■ Data extracted from a collection
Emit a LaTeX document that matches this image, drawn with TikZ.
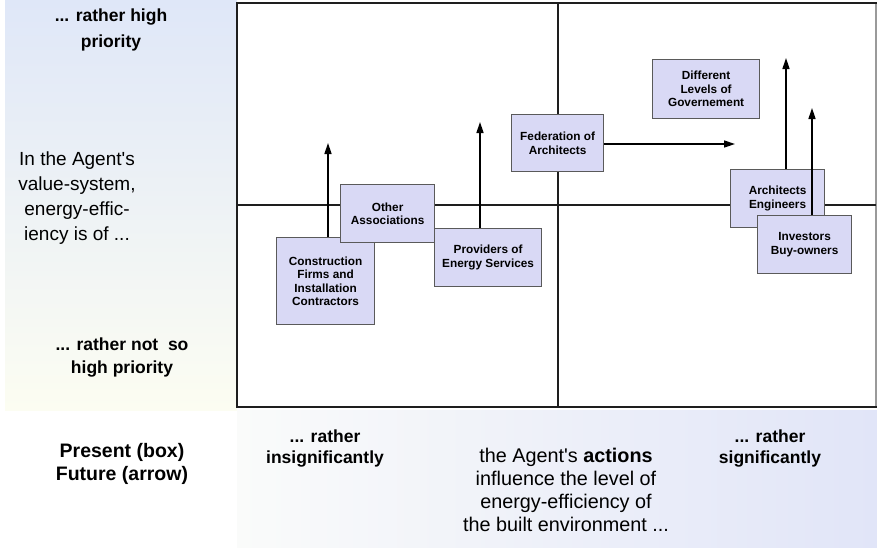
\documentclass[tikz,border=0pt]{standalone}
\usepackage{fontspec}
\setmainfont{Liberation Sans}[Ligatures=TeXOff]
\usetikzlibrary{arrows.meta}
\definecolor{boxfill}{HTML}{D9D9F5}
\definecolor{boxline}{HTML}{5A5A5A}
\definecolor{framecol}{HTML}{1E1E1E}
\definecolor{rightcol}{HTML}{9A9A9A}
\definecolor{panelblue}{HTML}{DFE7F8}
\definecolor{panelpale}{HTML}{FCFDF2}
\definecolor{bottomblue}{HTML}{E1E5F8}
\definecolor{bottomwhite}{HTML}{FAFBFA}
\begin{document}
\begin{tikzpicture}[x=1pt,y=-1pt,
  agent/.style={draw=boxline, fill=boxfill, line width=1.2pt,
    font=\fontsize{11.8}{13.5}\selectfont\bfseries, align=center,
    inner sep=0pt, anchor=north west},
  future/.style={-{Triangle[width=7pt,length=11pt]}, line width=1.5pt, draw=black},
  axislabel/.style={font=\fontsize{17.5}{21}\selectfont\bfseries, align=center, inner sep=0pt},
  plainlabel/.style={font=\fontsize{19.8}{23}\selectfont, align=center, inner sep=0pt},
  frameline/.style={line width=2pt, draw=framecol}
]
\useasboundingbox (0,0) rectangle (877,547);
% background panels
\fill[top color=panelblue, bottom color=panelpale] (5,0) rectangle (237,410);
\fill[left color=bottomwhite, right color=bottomblue] (237,410) rectangle (877,547);
\fill[white] (237,3) rectangle (876,407);
% frame and dividers
\coordinate (tl) at (237,3);
\coordinate (tr) at (876,3);
\coordinate (bl) at (237,407);
\coordinate (br) at (876,407);
\coordinate (vt) at (558,3);
\coordinate (vb) at (558,407);
\coordinate (hl) at (237,205);
\coordinate (hr) at (876,205);
\draw[line width=1.5pt, draw=rightcol] (tr) -- (br);
\draw[frameline, line cap=rect] (tr) -- (tl) -- (bl) -- (br);
\draw[frameline] (vt) -- (vb);
\draw[frameline] (hl) -- (hr);
% axis texts
\node[axislabel, font=\fontsize{17.5}{26}\selectfont\bfseries] (hi) at (111,30) {... rather high\\priority};
\node[plainlabel, font=\fontsize{19}{25}\selectfont] (vs) at (77,198) {In the Agent's\\value-system,\\energy-effic-\\iency is of ...};
\node[axislabel, font=\fontsize{17.5}{23}\selectfont\bfseries] (lo) at (122,358) {... rather not\ \ so\\high priority};
\node[axislabel, font=\fontsize{19.5}{23.5}\selectfont\bfseries] (pf) at (122,464) {Present (box)\\Future (arrow)};
\node[axislabel] (ins) at (325,449) {... rather\\insignificantly};
\node[axislabel] (sig) at (770,449) {... rather\\significantly};
\node[plainlabel] (act) at (566,490) {the Agent's \textbf{actions}\\influence the level of\\energy-efficiency of\\the built environment ...};
% arrow tips
\coordinate (t1) at (328,143);
\coordinate (t2) at (480,122);
\coordinate (t3) at (735,144);
\coordinate (t4) at (786,58);
\coordinate (t5) at (812,108);
% agents
\node[agent, minimum width=98pt, minimum height=87pt] (cf) at (276,237) {Construction\\Firms and\\Installation\\Contractors};
\draw[future] (cf.north -| t1) -- (t1);
\node[agent, minimum width=94pt, minimum height=58pt] (oa) at (340,184) {Other\\Associations};
\node[agent, minimum width=107pt, minimum height=58pt] (pe) at (434,228) {Providers of\\Energy Services};
\draw[future] (pe.north -| t2) -- (t2);
\node[agent, minimum width=92pt, minimum height=57pt] (fa) at (511,114) {Federation of\\Architects};
\draw[future] (fa.east |- t3) -- (t3);
\node[agent, minimum width=107pt, minimum height=59pt] (dl) at (652,59) {Different\\Levels of\\Governement};
\node[agent, minimum width=94pt, minimum height=58pt] (ae) at (730,169) {Architects\\Engineers};
\draw[future] (ae.north -| t4) -- (t4);
\node[agent, minimum width=94pt, minimum height=58pt] (ib) at (757,215) {Investors\\Buy-owners};
\draw[future] (ib.north -| t5) -- (t5);
\end{tikzpicture}
\end{document}
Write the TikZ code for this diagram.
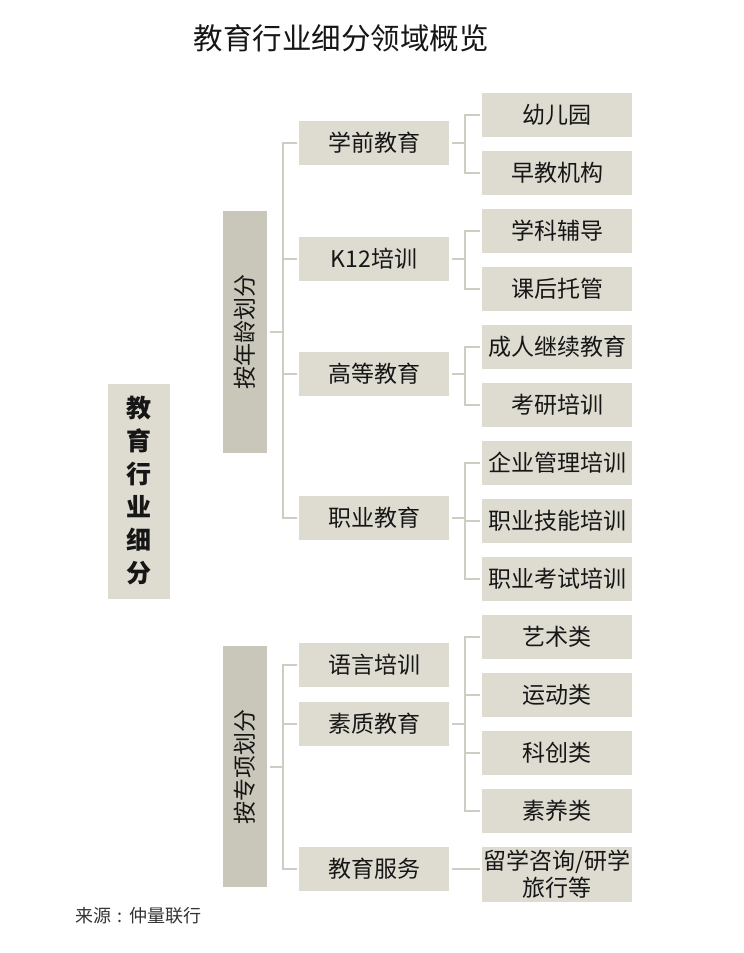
\documentclass[tikz,border=0pt]{standalone}
\usepackage{fontspec}
\usepackage{graphicx}
\setmainfont{Noto Sans CJK SC}
\usepackage{tikz}
\definecolor{boxfill}{HTML}{DEDBD1}
\definecolor{groupfill}{HTML}{C9C6BA}
\definecolor{linkgray}{HTML}{CFCCC2}
\definecolor{inkgray}{HTML}{161616}

\begin{document}
\begin{tikzpicture}[x=1pt, y=-1pt,
    every node/.style={text=inkgray, inner sep=0pt},
    rootbox/.style={fill=boxfill, minimum width=62, minimum height=215,
      align=center, font=\fontsize{25}{33}\selectfont\bfseries},
    groupbox/.style={fill=groupfill, minimum width=44, minimum height=242,
      font=\fontsize{23}{26}\selectfont},
    midbox/.style={fill=boxfill, minimum width=150, minimum height=44,
      font=\fontsize{23}{26}\selectfont},
    leafbox/.style={fill=boxfill, minimum width=150, minimum height=44,
      align=center, font=\fontsize{23}{27}\selectfont},
    link/.style={draw=linkgray, line width=2pt}]
  \useasboundingbox[fill=white] (0,0) rectangle (744,953);

  % title and source
  \node (title) at (341,38) {\fontsize{29.5}{32}\selectfont 教育行业细分领域概览};
  \node[anchor=west, text=black!80] (source) at (75,916) {\fontsize{18}{20}\selectfont 来源\makebox[1em][c]{:}仲量联行};

  % root and the two ways of splitting
  \node[rootbox] (root) at (139,491) {教\\育\\行\\业\\细\\分};
  \node[groupbox] (age) at (244.5,332) {\rotatebox{90}{按年龄划分}};
  \node[groupbox, minimum height=241] (topic) at (244.5,766.5) {\rotatebox{90}{按专项划分}};

  % second level
  \node[midbox] (p1) at (374,143) {学前教育};
  \node[midbox] (p2) at (374,259) {K12培训};
  \node[midbox] (p3) at (374,373.5) {高等教育};
  \node[midbox] (p4) at (374,518) {职业教育};
  \node[midbox] (p5) at (374,665) {语言培训};
  \node[midbox] (p6) at (374,723.5) {素质教育};
  \node[midbox] (p7) at (374,868.5) {教育服务};

  % third level
  \node[leafbox] (k1) at (557,114.5) {幼儿园};
  \node[leafbox] (k2) at (557,172.5) {早教机构};
  \node[leafbox] (k3) at (557,230.5) {学科辅导};
  \node[leafbox] (k4) at (557,288.5) {课后托管};
  \node[leafbox] (k5) at (557,346.5) {成人继续教育};
  \node[leafbox] (k6) at (557,404.5) {考研培训};
  \node[leafbox] (k7) at (557,462.5) {企业管理培训};
  \node[leafbox] (k8) at (557,520.5) {职业技能培训};
  \node[leafbox] (k9) at (557,578.5) {职业考试培训};
  \node[leafbox] (k10) at (557,636.5) {艺术类};
  \node[leafbox] (k11) at (557,694.5) {运动类};
  \node[leafbox] (k12) at (557,752.5) {科创类};
  \node[leafbox] (k13) at (557,810.5) {素养类};
  \node[leafbox, minimum height=55] (k14) at (557,874.5) {留学咨询/研学\\旅行等};

  % group brackets
  \draw[link] ([xshift=3]age.east) -- ++(14,0);
  \draw[link] ([xshift=-2]p1.west) -- ++(-14,0) |- ([xshift=-2]p4.west);
  \draw[link] ([xshift=-2]p2.west) -- ++(-14,0);
  \draw[link] ([xshift=-2]p3.west) -- ++(-14,0);
  \draw[link] ([xshift=3]topic.east) -- ++(14,0);
  \draw[link] ([xshift=-2]p5.west) -- ++(-14,0) |- ([xshift=-2]p7.west);
  \draw[link] ([xshift=-2]p6.west) -- ++(-14,0);

  % leaf brackets
  \draw[link] ([xshift=3]p1.east) -- ++(13,0);
  \draw[link] ([xshift=-2]k1.west) -- ++(-15,0) |- ([xshift=-2]k2.west);
  \draw[link] ([xshift=3]p2.east) -- ++(13,0);
  \draw[link] ([xshift=-2]k3.west) -- ++(-15,0) |- ([xshift=-2]k4.west);
  \draw[link] ([xshift=3]p3.east) -- ++(13,0);
  \draw[link] ([xshift=-2]k5.west) -- ++(-15,0) |- ([xshift=-2]k6.west);
  \draw[link] ([xshift=3]p4.east) -- ++(13,0);
  \draw[link] ([xshift=-2]k7.west) -- ++(-15,0) |- ([xshift=-2]k9.west);
  \draw[link] ([xshift=-2]k8.west) -- ++(-15,0);
  \draw[link] ([xshift=3]p6.east) -- ++(13,0);
  \draw[link] ([xshift=-2]k10.west) -- ++(-15,0) |- ([xshift=-2]k13.west);
  \draw[link] ([xshift=-2]k11.west) -- ++(-15,0);
  \draw[link] ([xshift=-2]k12.west) -- ++(-15,0);
  \draw[link] ([xshift=3]p7.east) -- ([xshift=-2]p7.east -| k14.west);
\end{tikzpicture}
\end{document}
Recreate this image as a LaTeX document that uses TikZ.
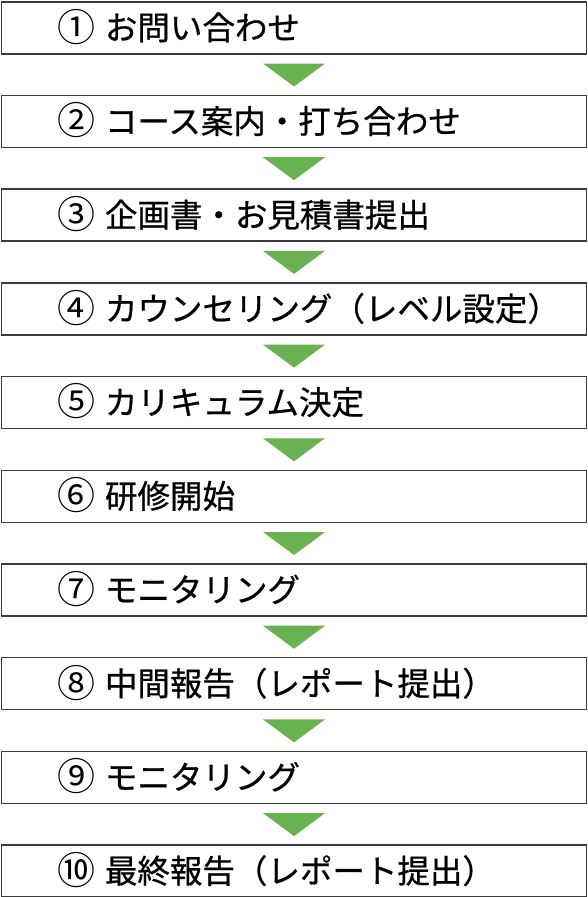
\documentclass[tikz,border=0pt]{standalone}
\usepackage{fontspec}
\usepackage{tikz}
\usetikzlibrary{positioning, calc}
\newfontfamily\jpfont[FakeBold=0.7]{Noto Sans CJK JP}
\newfontfamily\jpnumfont{Noto Sans CJK JP}
\definecolor{flowgreen}{RGB}{104, 178, 82}
\definecolor{boxline}{RGB}{60, 60, 60}
\newcommand{\stepno}[1]{\makebox[47pt][l]{\raisebox{-1.5pt}{\jpnumfont\fontsize{38}{38}\selectfont #1}}}
\tikzset{
    stepbox/.style={draw=boxline, line width=1.5pt, fill=white, minimum width=585pt, minimum height=52pt, anchor=north west, inner sep=0pt},
    steptext/.style={anchor=west, inner sep=0pt, font=\jpfont\fontsize{32.5}{32.5}\selectfont},
}
\begin{document}
\begin{tikzpicture}[x=1pt, y=1pt]
    % Page frame
    \useasboundingbox (0,0) rectangle (587,-897);
    
    % Steps
    \node[stepbox] (box1) at (0.75,-1) {};
    \node[stepbox] (box2) at (0.75,-94.7) {};
    \node[stepbox] (box3) at (0.75,-188.4) {};
    \node[stepbox] (box4) at (0.75,-282.1) {};
    \node[stepbox] (box5) at (0.75,-375.8) {};
    \node[stepbox] (box6) at (0.75,-469.5) {};
    \node[stepbox] (box7) at (0.75,-563.2) {};
    \node[stepbox] (box8) at (0.75,-656.9) {};
    \node[stepbox] (box9) at (0.75,-750.6) {};
    \node[stepbox] (box10) at (0.75,-844.3) {};
    
    % Labels
    \node[steptext] (lbl1) at ([xshift=57pt,yshift=1pt]box1.west) {\stepno{①}お問い合わせ};
    \node[steptext] (lbl2) at ([xshift=57pt,yshift=1pt]box2.west) {\stepno{②}コース案内・打ち合わせ};
    \node[steptext] (lbl3) at ([xshift=57pt,yshift=1pt]box3.west) {\stepno{③}企画書・お見積書提出};
    \node[steptext] (lbl4) at ([xshift=57pt,yshift=1pt]box4.west) {\stepno{④}カウンセリング（レベル設定）};
    \node[steptext] (lbl5) at ([xshift=57pt,yshift=1pt]box5.west) {\stepno{⑤}カリキュラム決定};
    \node[steptext] (lbl6) at ([xshift=57pt,yshift=1pt]box6.west) {\stepno{⑥}研修開始};
    \node[steptext] (lbl7) at ([xshift=57pt,yshift=1pt]box7.west) {\stepno{⑦}モニタリング};
    \node[steptext] (lbl8) at ([xshift=57pt,yshift=1pt]box8.west) {\stepno{⑧}中間報告（レポート提出）};
    \node[steptext] (lbl9) at ([xshift=57pt,yshift=1pt]box9.west) {\stepno{⑨}モニタリング};
    \node[steptext] (lbl10) at ([xshift=57pt,yshift=1pt]box10.west) {\stepno{⑩}最終報告（レポート提出）};
    
    % Arrows
    \fill[flowgreen] ([xshift=-31pt,yshift=-9pt]box1.south) -- ([xshift=31pt,yshift=-9pt]box1.south) -- ([yshift=-32pt]box1.south) -- cycle;
    \fill[flowgreen] ([xshift=-31pt,yshift=-9pt]box2.south) -- ([xshift=31pt,yshift=-9pt]box2.south) -- ([yshift=-32pt]box2.south) -- cycle;
    \fill[flowgreen] ([xshift=-31pt,yshift=-9pt]box3.south) -- ([xshift=31pt,yshift=-9pt]box3.south) -- ([yshift=-32pt]box3.south) -- cycle;
    \fill[flowgreen] ([xshift=-31pt,yshift=-9pt]box4.south) -- ([xshift=31pt,yshift=-9pt]box4.south) -- ([yshift=-32pt]box4.south) -- cycle;
    \fill[flowgreen] ([xshift=-31pt,yshift=-9pt]box5.south) -- ([xshift=31pt,yshift=-9pt]box5.south) -- ([yshift=-32pt]box5.south) -- cycle;
    \fill[flowgreen] ([xshift=-31pt,yshift=-9pt]box6.south) -- ([xshift=31pt,yshift=-9pt]box6.south) -- ([yshift=-32pt]box6.south) -- cycle;
    \fill[flowgreen] ([xshift=-31pt,yshift=-9pt]box7.south) -- ([xshift=31pt,yshift=-9pt]box7.south) -- ([yshift=-32pt]box7.south) -- cycle;
    \fill[flowgreen] ([xshift=-31pt,yshift=-9pt]box8.south) -- ([xshift=31pt,yshift=-9pt]box8.south) -- ([yshift=-32pt]box8.south) -- cycle;
    \fill[flowgreen] ([xshift=-31pt,yshift=-9pt]box9.south) -- ([xshift=31pt,yshift=-9pt]box9.south) -- ([yshift=-32pt]box9.south) -- cycle;
    
\end{tikzpicture}
\end{document}
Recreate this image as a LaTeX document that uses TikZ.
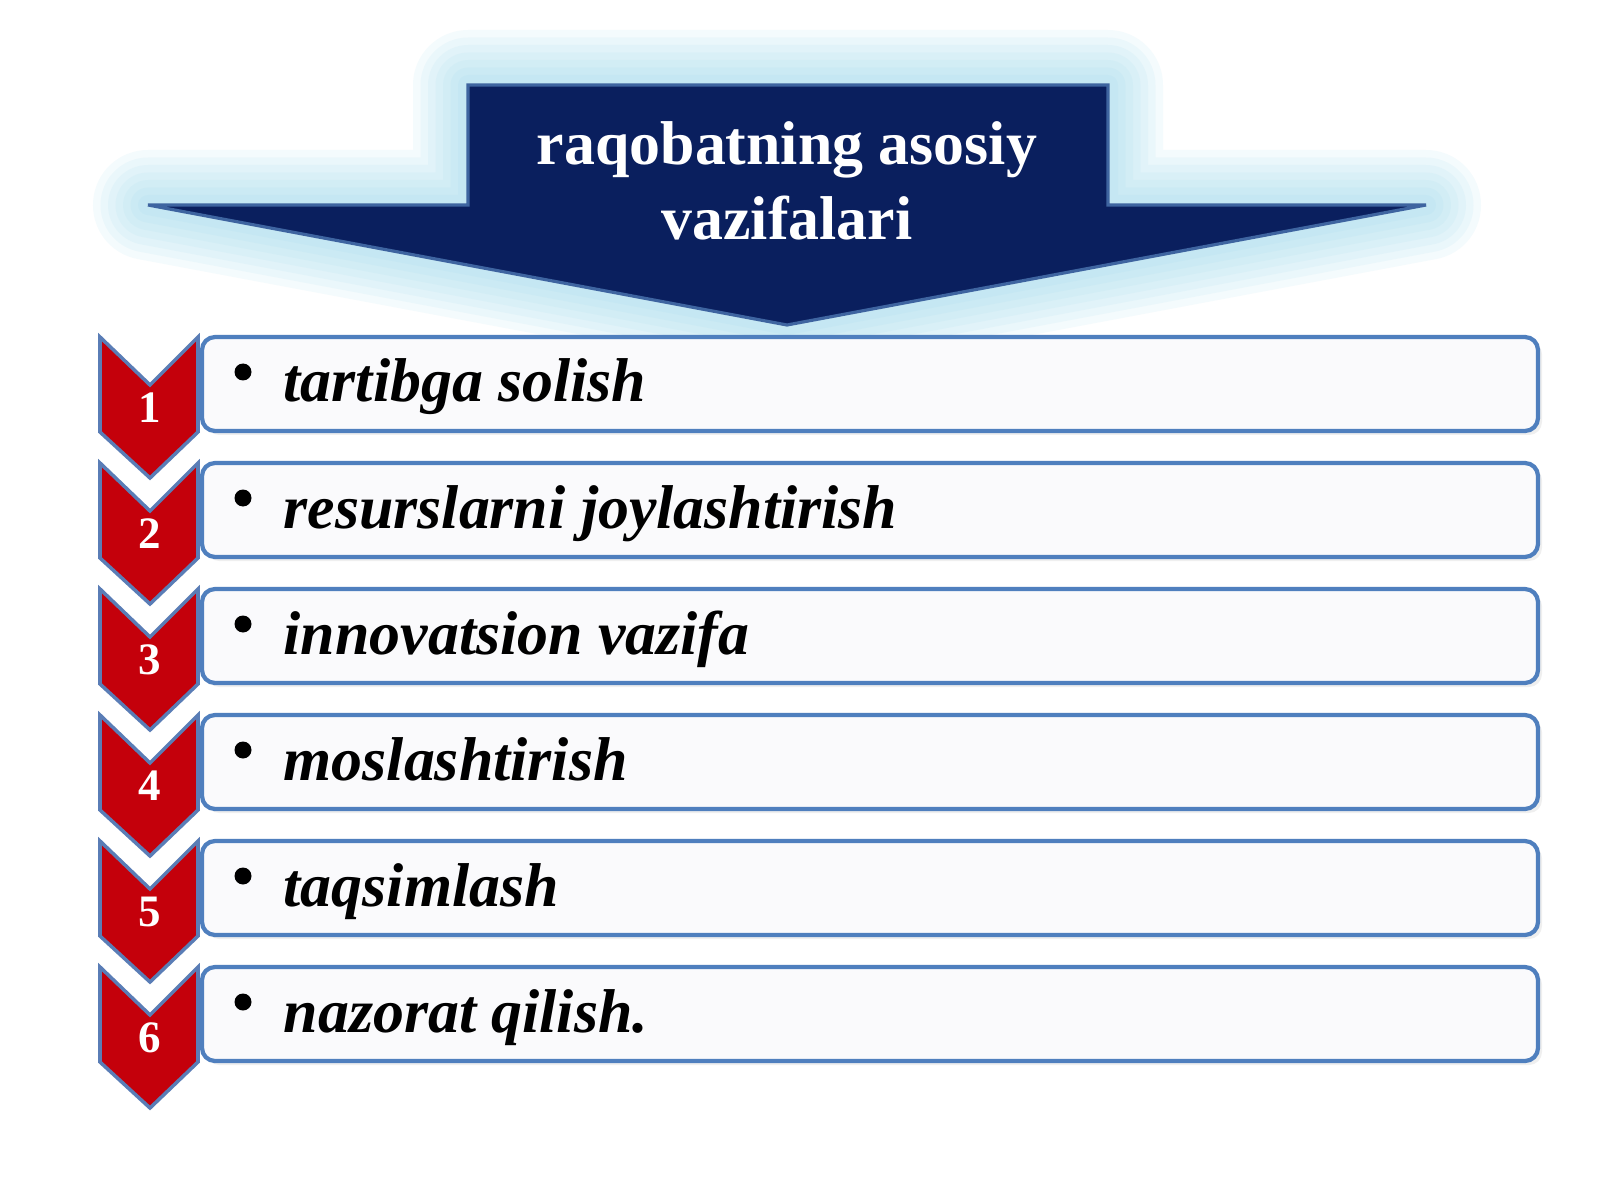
\documentclass[tikz,border=0pt]{standalone}
\usepackage{fontspec}
\setmainfont{Liberation Serif}
\usetikzlibrary{shadows}

\definecolor{navy}{HTML}{0A1F5E}
\definecolor{navyline}{HTML}{3E64A0}
\definecolor{glow}{HTML}{8ED3EA}
\definecolor{boxline}{HTML}{4F7FBE}
\definecolor{boxfill}{HTML}{FAFAFC}
\definecolor{chevred}{HTML}{C4000B}
\definecolor{chevline}{HTML}{5A7DB6}

\tikzset{
  halo/.style={preaction={draw=glow, line width=#1, opacity=0.09, line join=round}},
  headshape/.style={fill=navy, draw=navyline, line width=0.9pt, line join=miter,
    halo=11mm, halo=9.5mm, halo=8mm, halo=6.5mm, halo=5mm, halo=3.5mm, halo=2mm},
  taskbox/.style={rectangle, rounded corners=1.3mm, draw=boxline, line width=1.2pt,
    fill=boxfill, minimum width=133.6mm, minimum height=9.4mm, inner sep=0pt,
    drop shadow={opacity=0.12, shadow xshift=0.4mm, shadow yshift=-0.4mm}},
  tasktext/.style={anchor=base west, inner sep=0pt,
    font=\bfseries\itshape\fontsize{17.6}{20}\selectfont},
  dot/.style={circle, fill=black, minimum size=1.7mm, inner sep=0pt},
  num/.style={text=white, font=\bfseries\fontsize{12.8}{14}\selectfont},
  chevron/.pic={
    \draw[fill=chevred, draw=chevline, line width=1pt, line join=miter]
      (-50,0) -- (0,48) -- (48,0) -- (48,95) -- (0,141) -- (-50,95) -- cycle;
  }
}

\begin{document}
\begin{tikzpicture}[x=0.1mm, y=-0.1mm]
  \useasboundingbox[fill=white] (0,0) rectangle (1600,1200);

  % arrow at the top
  \draw[headshape] (468,85) -- (1108,85) -- (1108,205) -- (1426,205) -- (787,325)
    -- (148,205) -- (468,205) -- cycle;
  \node[text=white, align=center, font=\bfseries\fontsize{17.6}{21.3}\selectfont]
    (heading) at (787,181) {raqobatning asosiy\\vazifalari};

  \pic at (150,337) {chevron};
  \pic at (150,463) {chevron};
  \pic at (150,589) {chevron};
  \pic at (150,715) {chevron};
  \pic at (150,841) {chevron};
  \pic at (150,967) {chevron};

  \node[num] (num1) at (150,408) {1};
  \node[num] (num2) at (150,534) {2};
  \node[num] (num3) at (150,660) {3};
  \node[num] (num4) at (150,786) {4};
  \node[num] (num5) at (150,912) {5};
  \node[num] (num6) at (150,1038) {6};

  \node[taskbox] (box1) at (870,384) {};
  \node[taskbox] (box2) at (870,510) {};
  \node[taskbox] (box3) at (870,636) {};
  \node[taskbox] (box4) at (870,762) {};
  \node[taskbox] (box5) at (870,888) {};
  \node[taskbox] (box6) at (870,1014) {};

  \node[dot] (dot1) at (243,372) {};
  \node[dot] (dot2) at (243,498) {};
  \node[dot] (dot3) at (243,624) {};
  \node[dot] (dot4) at (243,750) {};
  \node[dot] (dot5) at (243,876) {};
  \node[dot] (dot6) at (243,1002) {};

  \node[tasktext] (task1) at (283,402) {tartibga solish};
  \node[tasktext] (task2) at (283,528) {resurslarni joylashtirish};
  \node[tasktext] (task3) at (283,654) {innovatsion vazifa};
  \node[tasktext] (task4) at (283,780) {moslashtirish};
  \node[tasktext] (task5) at (283,906) {taqsimlash};
  \node[tasktext] (task6) at (283,1032) {nazorat qilish.};
\end{tikzpicture}
\end{document}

■ Task statement
Your first line is the one with "Write the TikZ code for this diagram.", and your last is the one with "(0,0) rectangle (744,953);". Copy those and every line between them exactly, without any pictures.

■ Answer to this task
Write the TikZ code for this diagram.
\documentclass[tikz,border=0pt]{standalone}
\usepackage{fontspec}
\usepackage{graphicx}
\setmainfont{Noto Sans CJK SC}
\usepackage{tikz}
\definecolor{boxfill}{HTML}{DEDBD1}
\definecolor{groupfill}{HTML}{C9C6BA}
\definecolor{linkgray}{HTML}{CFCCC2}
\definecolor{inkgray}{HTML}{161616}

\begin{document}
\begin{tikzpicture}[x=1pt, y=-1pt,
    every node/.style={text=inkgray, inner sep=0pt},
    rootbox/.style={fill=boxfill, minimum width=62, minimum height=215,
      align=center, font=\fontsize{25}{33}\selectfont\bfseries},
    groupbox/.style={fill=groupfill, minimum width=44, minimum height=242,
      font=\fontsize{23}{26}\selectfont},
    midbox/.style={fill=boxfill, minimum width=150, minimum height=44,
      font=\fontsize{23}{26}\selectfont},
    leafbox/.style={fill=boxfill, minimum width=150, minimum height=44,
      align=center, font=\fontsize{23}{27}\selectfont},
    link/.style={draw=linkgray, line width=2pt}]
  \useasboundingbox[fill=white] (0,0) rectangle (744,953);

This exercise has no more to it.